**WRITTEN REQUEST**.
Copy each line below in which the string "with" occurs.
————————
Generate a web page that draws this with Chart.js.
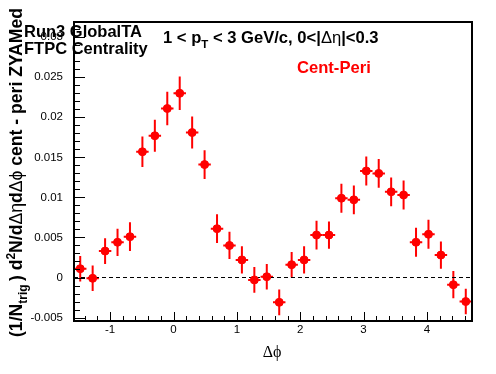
<!DOCTYPE html>
<html>
<head>
<meta charset="utf-8">
<script src="https://cdn.jsdelivr.net/npm/chart.js@4"></script>
<style>
  html, body { margin: 0; padding: 0; background: #fff; }
  canvas { display: block; }
</style>
</head>
<body>
<canvas id="mainChart" width="496" height="374"></canvas>
<script>
// bin centres in delta phi (32 bins over -pi/2 .. 3pi/2)
const dphi = [
  -1.4726, -1.2763, -1.0799, -0.8836, -0.6872, -0.4909, -0.2945, -0.0982,
  0.0982, 0.2945, 0.4909, 0.6872, 0.8836, 1.0799, 1.2763, 1.4726,
  1.669, 1.8653, 2.0617, 2.258, 2.4544, 2.6507, 2.8471, 3.0434,
  3.2398, 3.4361, 3.6325, 3.8288, 4.0252, 4.2215, 4.4179, 4.6142,
];
// cent - peri, ZYAM subtracted
const yield_ = [
  0.0011, -0.0001, 0.0033, 0.0044, 0.0051, 0.0157, 0.0177, 0.0211,
  0.023, 0.0181, 0.0141, 0.0061, 0.004, 0.0022, -0.0003, 0.0001,
  -0.0031, 0.0016, 0.0022, 0.0053, 0.0053, 0.0099, 0.0097, 0.0133,
  0.013, 0.0107, 0.0103, 0.0044, 0.0054, 0.0028, -0.0009, -0.003,
];
const yErr = [
  0.0016, 0.0016, 0.0016, 0.0017, 0.0018, 0.0019, 0.002, 0.0021,
  0.0021, 0.002, 0.0018, 0.0018, 0.0017, 0.0017, 0.0016, 0.0016,
  0.0016, 0.0016, 0.0017, 0.0018, 0.0017, 0.0018, 0.0018, 0.0018,
  0.0018, 0.0018, 0.0018, 0.0018, 0.0018, 0.0017, 0.0017, 0.0016,
];
const xErr = 0.0982; // half bin width

const xMin = -Math.PI / 2;
const xMax = (3 * Math.PI) / 2;
const yMin = -0.00543;
const yMax = 0.0319;
const xTicks = [-1, 0, 1, 2, 3, 4];
const yTicks = [-0.005, 0, 0.005, 0.01, 0.015, 0.02, 0.025, 0.03];

const RED = "#ff0000";
const SANS = '"Liberation Sans", Arial, Helvetica, sans-serif';

// draw a run of text pieces (with sub/superscripts) starting at x,y
function drawRich(ctx, parts, x, y) {
  let cx = x;
  for (const p of parts) {
    ctx.font = p.font;
    ctx.fillText(p.t, cx, y + (p.dy || 0));
    cx += ctx.measureText(p.t).width;
  }
}

const rootStyle = {
  id: "rootStyle",
  beforeDatasetsDraw(chart) {
    const { ctx, scales } = chart;
    const xs = scales.x, ys = scales.y;
    ctx.save();
    ctx.strokeStyle = RED;
    ctx.lineWidth = 2;
    dphi.forEach((x, i) => {
      const px = xs.getPixelForValue(x);
      const py = ys.getPixelForValue(yield_[i]);
      ctx.beginPath();
      ctx.moveTo(px, ys.getPixelForValue(yield_[i] - yErr[i]));
      ctx.lineTo(px, ys.getPixelForValue(yield_[i] + yErr[i]));
      ctx.moveTo(xs.getPixelForValue(x - xErr), py);
      ctx.lineTo(xs.getPixelForValue(x + xErr), py);
      ctx.stroke();
    });
    ctx.restore();
  },
  afterDraw(chart) {
    const { ctx, chartArea: a, scales } = chart;
    const xs = scales.x, ys = scales.y;
    ctx.save();

    // inward ticks
    ctx.strokeStyle = "#000";
    ctx.lineWidth = 1;
    ctx.beginPath();
    for (let k = -6; k <= 32; k++) {
      const v = k / 1000;
      if (v < yMin || v > yMax) continue;
      const py = Math.round(ys.getPixelForValue(v)) + 0.5;
      const len = k % 5 === 0 ? 11 : 6;
      ctx.moveTo(a.left, py);
      ctx.lineTo(a.left + len, py);
    }
    for (let k = -8; k <= 24; k++) {
      const v = k / 5;
      if (v < xMin || v > xMax) continue;
      const px = Math.round(xs.getPixelForValue(v)) + 0.5;
      const len = k % 5 === 0 ? 9 : 5;
      ctx.moveTo(px, a.bottom);
      ctx.lineTo(px, a.bottom - len);
    }
    ctx.stroke();

    // frame
    ctx.lineWidth = 2;
    ctx.strokeRect(a.left, a.top, a.right - a.left, a.bottom - a.top);

    // labels
    ctx.fillStyle = "#000";
    ctx.textBaseline = "alphabetic";
    ctx.textAlign = "left";
    const B16 = "bold 16.6px " + SANS;
    const B11 = "bold 11.5px " + SANS;
    const N16 = "16.6px " + SANS;

    drawRich(ctx, [{ t: "Run3 GlobalTA", font: "bold 16.5px " + SANS }], 24, 36.5);
    drawRich(ctx, [{ t: "FTPC Centrality", font: "bold 16.5px " + SANS }], 24, 54);

    drawRich(ctx, [
      { t: "1 < p", font: B16 },
      { t: "T", font: B11, dy: 5 },
      { t: " < 3 GeV/c, 0<|", font: B16 },
      { t: "\u0394\u03b7", font: N16 },
      { t: "|<0.3", font: B16 },
    ], 163, 43);

    ctx.fillStyle = RED;
    drawRich(ctx, [{ t: "Cent-Peri", font: "bold 16.6px " + SANS }], 297, 73);

    // x title
    ctx.fillStyle = "#000";
    ctx.font = '16px "Liberation Serif", "DejaVu Serif", serif';
    ctx.textAlign = "center";
    ctx.fillText("\u0394\u03d5", 272, 357);

    // y title (rotated)
    const YB = "bold 17.6px " + SANS;
    const YS = "bold 12px " + SANS;
    const YN = "17.6px " + SANS;
    ctx.textAlign = "left";
    ctx.translate(22, 337);
    ctx.rotate(-Math.PI / 2);
    drawRich(ctx, [
      { t: "(1/N", font: YB },
      { t: "trig ", font: YS, dy: 5 },
      { t: ") d", font: YB },
      { t: "2", font: YS, dy: -7 },
      { t: "N/d", font: YB },
      { t: "\u0394\u03b7", font: YN },
      { t: "d", font: YB },
      { t: "\u0394\u03d5", font: YN },
      { t: " cent - peri ZYAMed", font: YB },
    ], 0, 0);
    ctx.restore();
  },
};

const ctx = document.getElementById("mainChart").getContext("2d");
new Chart(ctx, {
  type: "scatter",
  data: {
    datasets: [
      {
        label: "Cent-Peri",
        data: dphi.map((x, i) => ({ x, y: yield_[i] })),
        pointStyle: "circle",
        pointRadius: 4,
        pointBorderWidth: 1,
        backgroundColor: RED,
        borderColor: RED,
        showLine: false,
      },
      {
        type: "line",
        label: "zero",
        data: [{ x: xMin, y: 0 }, { x: xMax, y: 0 }],
        borderColor: "#000",
        borderWidth: 1.2,
        borderDash: [4, 3],
        pointRadius: 0,
        fill: false,
      },
    ],
  },
  options: {
    responsive: false,
    animation: false,
    events: [],
    layout: { padding: { left: 0, top: 22, right: 24, bottom: 0 } },
    plugins: { legend: { display: false }, tooltip: { enabled: false } },
    scales: {
      x: {
        type: "linear",
        min: xMin,
        max: xMax,
        grid: { display: false },
        border: { display: false },
        afterBuildTicks: (s) => { s.ticks = xTicks.map((v) => ({ value: v })); },
        afterFit: (s) => { s.height = 53; },
        ticks: {
          autoSkip: false,
          maxRotation: 0,
          padding: -6,
          color: "#000",
          font: { family: SANS, size: 11.5 },
          callback: (v) => String(v),
        },
      },
      y: {
        type: "linear",
        min: yMin,
        max: yMax,
        grid: { display: false },
        border: { display: false },
        afterBuildTicks: (s) => { s.ticks = yTicks.map((v) => ({ value: v })); },
        afterFit: (s) => { s.width = 74; },
        ticks: {
          autoSkip: false,
          padding: 3,
          color: "#000",
          font: { family: SANS, size: 11.5 },
          callback: (v) => String(+v.toFixed(3)),
        },
      },
    },
  },
  plugins: [rootStyle],
});
</script>
</body>
</html>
————————
**RESPONSE BELOW**.
Generate a web page that draws this with Chart.js.
// draw a run of text pieces (with sub/superscripts) starting at x,y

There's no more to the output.